[START]

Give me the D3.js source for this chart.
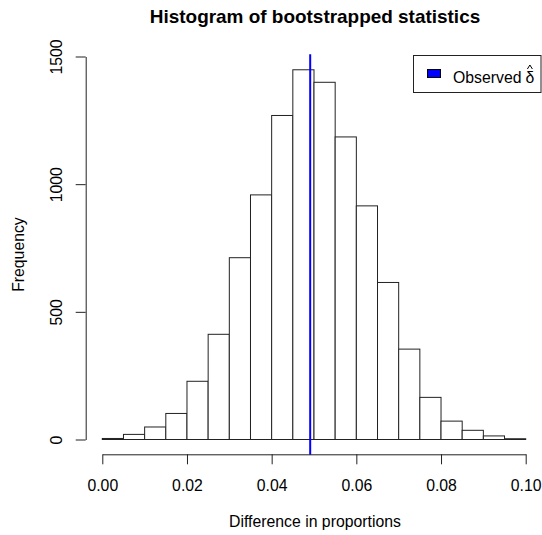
<!DOCTYPE html>
<html>
<head>
<meta charset="utf-8">
<script src="https://cdn.jsdelivr.net/npm/d3@7"></script>
<style>
  html, body { margin: 0; padding: 0; background: #fff; }
  svg { display: block; }
  text { font-family: "Liberation Sans", Arial, Helvetica, sans-serif; fill: #000; }
</style>
</head>
<body>
<svg id="chart" width="542" height="535"></svg>
<script>
// ---- data ----
const binStarts = [0.000, 0.005, 0.010, 0.015, 0.020, 0.025, 0.030, 0.035, 0.040, 0.045,
                   0.050, 0.055, 0.060, 0.065, 0.070, 0.075, 0.080, 0.085, 0.090, 0.095];
const binWidth = 0.005;
const counts = [4, 20, 49, 102, 228, 412, 712, 958, 1269, 1448,
                1399, 1185, 915, 615, 354, 165, 72, 36, 14, 3];
const observed = 0.0491;
const xTicks = [0.00, 0.02, 0.04, 0.06, 0.08, 0.10];
const xTickLabels = ["0.00", "0.02", "0.04", "0.06", "0.08", "0.10"];
const yTicks = [0, 500, 1000, 1500];
const yTickLabels = ["0", "500", "1000", "1500"];
const titleText = "Histogram of bootstrapped statistics";
const xLabel = "Difference in proportions";
const yLabel = "Frequency";
const legendLabel = "Observed";
const legendSymbol = "\u03B4";

// ---- layout ----
const svg = d3.select("#chart");
const baseFont = 15.8;
const x = d3.scaleLinear().domain([0, 0.1]).range([102.3, 525.7]);
const y = d3.scaleLinear().domain([0, 1500]).range([439.5, 56.5]);
const plotTop = 54.3, plotBottom = 454.8;
const lineColor = "#222";

// bars
svg.append("g").selectAll("rect")
  .data(counts)
  .join("rect")
  .attr("x", (d, i) => x(binStarts[i]))
  .attr("width", (d, i) => x(binStarts[i] + binWidth) - x(binStarts[i]))
  .attr("y", d => y(d))
  .attr("height", d => y(0) - y(d))
  .attr("fill", "#fff")
  .attr("stroke", lineColor)
  .attr("stroke-width", 1);

// observed line
svg.append("line")
  .attr("x1", x(observed)).attr("x2", x(observed))
  .attr("y1", plotTop).attr("y2", plotBottom)
  .attr("stroke", "#0000ff")
  .attr("stroke-width", 2);

// x axis
const xAxis = d3.axisBottom(x)
  .tickValues(xTicks)
  .tickFormat((d, i) => xTickLabels[i])
  .tickSize(10)
  .tickSizeOuter(0);
const gx = svg.append("g").attr("transform", "translate(0,454.3)").call(xAxis);
gx.selectAll("path, line").attr("stroke", lineColor);
gx.selectAll("text")
  .attr("font-size", baseFont)
  .attr("font-family", null)
  .attr("y", 36.7)
  .attr("dy", null);

// y axis
const yAxis = d3.axisLeft(y)
  .tickValues(yTicks)
  .tickFormat((d, i) => yTickLabels[i])
  .tickSize(10)
  .tickSizeOuter(0);
const gy = svg.append("g").attr("transform", "translate(85.7,0)").call(yAxis);
gy.selectAll("path, line").attr("stroke", lineColor);
gy.selectAll("text")
  .attr("font-size", baseFont)
  .attr("font-family", null)
  .attr("x", null).attr("dy", null)
  .attr("text-anchor", "middle")
  .attr("transform", "translate(-24,0) rotate(-90)");

// title
svg.append("text")
  .attr("x", 315).attr("y", 23)
  .attr("text-anchor", "middle")
  .attr("font-size", baseFont * 1.2)
  .attr("font-weight", "bold")
  .text(titleText);

// x label
svg.append("text")
  .attr("x", (x(0) + x(0.1)) / 2 + 1).attr("y", 527)
  .attr("text-anchor", "middle")
  .attr("font-size", baseFont)
  .text(xLabel);

// y label
svg.append("text")
  .attr("transform", `translate(24,${(plotTop + plotBottom) / 2}) rotate(-90)`)
  .attr("text-anchor", "middle")
  .attr("font-size", baseFont)
  .text(yLabel);

// legend
const lg = svg.append("g");
lg.append("rect")
  .attr("x", 413.5).attr("y", 55.5)
  .attr("width", 127.5).attr("height", 37)
  .attr("fill", "#fff")
  .attr("stroke", lineColor)
  .attr("stroke-width", 1);
lg.append("rect")
  .attr("x", 427.5).attr("y", 69.5)
  .attr("width", 13).attr("height", 8)
  .attr("fill", "#0000ff")
  .attr("stroke", "#000")
  .attr("stroke-width", 1);
const lt = lg.append("text")
  .attr("x", 453).attr("y", 83)
  .attr("font-size", baseFont)
  .text(legendLabel);
const ltw = lt.node().getComputedTextLength();
const dx0 = 453 + ltw + 4;
const dt = lg.append("text")
  .attr("x", dx0).attr("y", 83)
  .attr("font-size", baseFont)
  .text(legendSymbol);
const dw = dt.node().getComputedTextLength();
// hat over delta (drawn as a small chevron)
lg.append("path")
  .attr("d", `M${dx0 + dw / 2 - 2.5},${69} L${dx0 + dw / 2},${65} L${dx0 + dw / 2 + 2.5},${69}`)
  .attr("fill", "none")
  .attr("stroke", "#000")
  .attr("stroke-width", 1);
</script>
</body>
</html>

[END]

### Set exercise
Find every line above that contains the word "chart", and return each one.

### Exercise solution
Give me the D3.js source for this chart.
<svg id="chart" width="542" height="535"></svg>
const svg = d3.select("#chart");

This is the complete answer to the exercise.